Все греческое было модно. Щеголи пересыпали свою речь странными греческими словечками, как герои Фонвизина французскими. Люцилий уморительно передает, как они с важностью произносили клиноподы и лихны, а это всего-навсего ножки кровати и светильники (I, 12). Мы знаем поименно двух таких Иванушек. О первом рассказывает Люцилий. Звали его Альбуций. С детства получил он греческое воспитание, хотя, возможно, и не у кучера. Потом всю жизнь главнейшим желанием его было превратиться в грека и забыть этот ужасный défaut, что он римлянин. Люцилий рисует его, как он сидит в греческой одежде с изящным эротическим кулоном на шее и ест мясные деликатесы (II, 9). Может быть, в эти приятные минуты его позорное происхождение вспоминалось ему лишь как иллюзия. Однажды он был в Афинах и более чем когда-либо желал забыть свое несчастье. Вдруг повстречались ему несколько соотечественников, которые разом пробудили его от сладкого сна, грубо назвав по имени. А оно звучало, увы, не по-гречески (II, 19). Как и Иванушка, Альбуций был в высшей степени индеферан ко всей скучной отжившей морали. Управляя Сардинией, он грабил жителей, был уличен и изгнан (Cic. De off. II, 50). Изгнание свое он проводил в Афинах, вероятно, жалуясь образованным эллинам на невежество и отсталость своих соотечественников.

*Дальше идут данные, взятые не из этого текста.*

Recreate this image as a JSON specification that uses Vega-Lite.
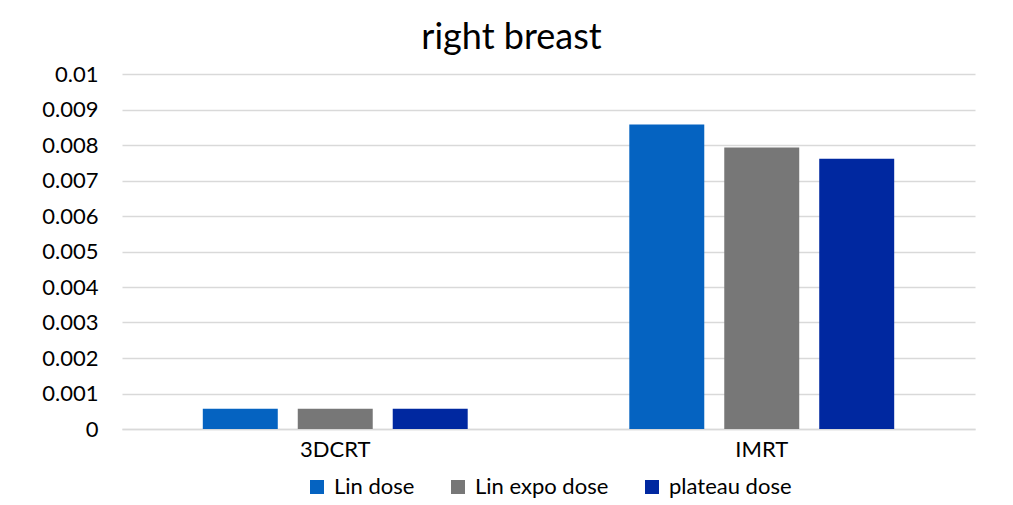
{
  "$schema": "https://vega.github.io/schema/vega-lite/v6.json",
  "width": 853,
  "height": 355,
  "autosize": {"type": "none"},
  "padding": {"left": 122, "top": 74, "right": 38, "bottom": 76},
  "background": "white",
  "title": {"text": "right breast", "font": "Lato", "fontSize": 36, "fontWeight": "normal", "color": "#000000", "anchor": "middle", "offset": 6, "dx": -37},
  "data": {
    "values": [
      {"technique": "3DCRT", "series": "Lin dose", "value": 0.00057},
      {"technique": "3DCRT", "series": "Lin expo dose", "value": 0.00057},
      {"technique": "3DCRT", "series": "plateau dose", "value": 0.00057},
      {"technique": "IMRT", "series": "Lin dose", "value": 0.00858},
      {"technique": "IMRT", "series": "Lin expo dose", "value": 0.00793},
      {"technique": "IMRT", "series": "plateau dose", "value": 0.00761}
    ]
  },
  "mark": {"type": "bar"},
  "encoding": {
    "x": {
      "field": "technique", "type": "nominal",
      "scale": {"paddingInner": 0.332, "paddingOuter": 0.166},
      "axis": {"title": null, "labelAngle": 0, "labelFont": "Lato", "labelFontSize": 22, "labelColor": "#000000", "labelPadding": 10, "ticks": false, "domainColor": "#D9D9D9", "domainWidth": 1.5}
    },
    "xOffset": {
      "field": "series", "type": "nominal",
      "scale": {"paddingInner": 0.2105, "paddingOuter": 0.1053}
    },
    "y": {
      "field": "value", "type": "quantitative",
      "scale": {"domain": [0, 0.01], "nice": false},
      "axis": {"title": null, "values": [0, 0.001, 0.002, 0.003, 0.004, 0.005, 0.006, 0.007, 0.008, 0.009, 0.01], "format": "~g", "labelFont": "Lato", "labelFontSize": 22, "labelColor": "#000000", "labelPadding": 24, "ticks": false, "domain": false, "gridColor": "#D9D9D9", "gridWidth": 1.5}
    },
    "color": {
      "field": "series", "type": "nominal",
      "scale": {"domain": ["Lin dose", "Lin expo dose", "plateau dose"], "range": ["#0563C1", "#777777", "#0028A0"]},
      "legend": {"title": null, "orient": "bottom", "direction": "horizontal", "symbolType": "square", "symbolSize": 196, "symbolStrokeWidth": 0, "labelFont": "Lato", "labelFontSize": 22, "labelColor": "#000000", "labelOffset": 6, "columnPadding": 32, "offset": 16}
    }
  },
  "config": {"view": {"stroke": null}, "legend": {"layout": {"bottom": {"anchor": "middle"}}}}
}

О втором Иванушке рассказывает Полибий. «Авл Постумий заслуживает упоминания по следующим причинам. Он принадлежал к знатному дому и роду, но сам был пустой болтун и страшно хвастлив. С ранней юности он увлекался эллинским образованием и языком и переступал в этом отношении всякую меру… Наконец, Постумий вздумал написать на греческом поэму и политическую историю, во вступлении к которой он просит у читателей снисхождения, если он, как римлянин, не совладал с эллинским языком». А Катон очень остроумно высмеял его за это, спрашивая, кто же заставлял его писать по-гречески.

— Какой же ты пустомеля, Авл: ты извиняешься за ошибку, вместо того чтобы ошибки этой не делать. Ведь мы обычно просим прощения, если сделаем промах по неведению или если нас к этому принудят. Но тебя-то, спрашивается, кто толкал поступать так, что, еще не начав, ты уж просишь извинения?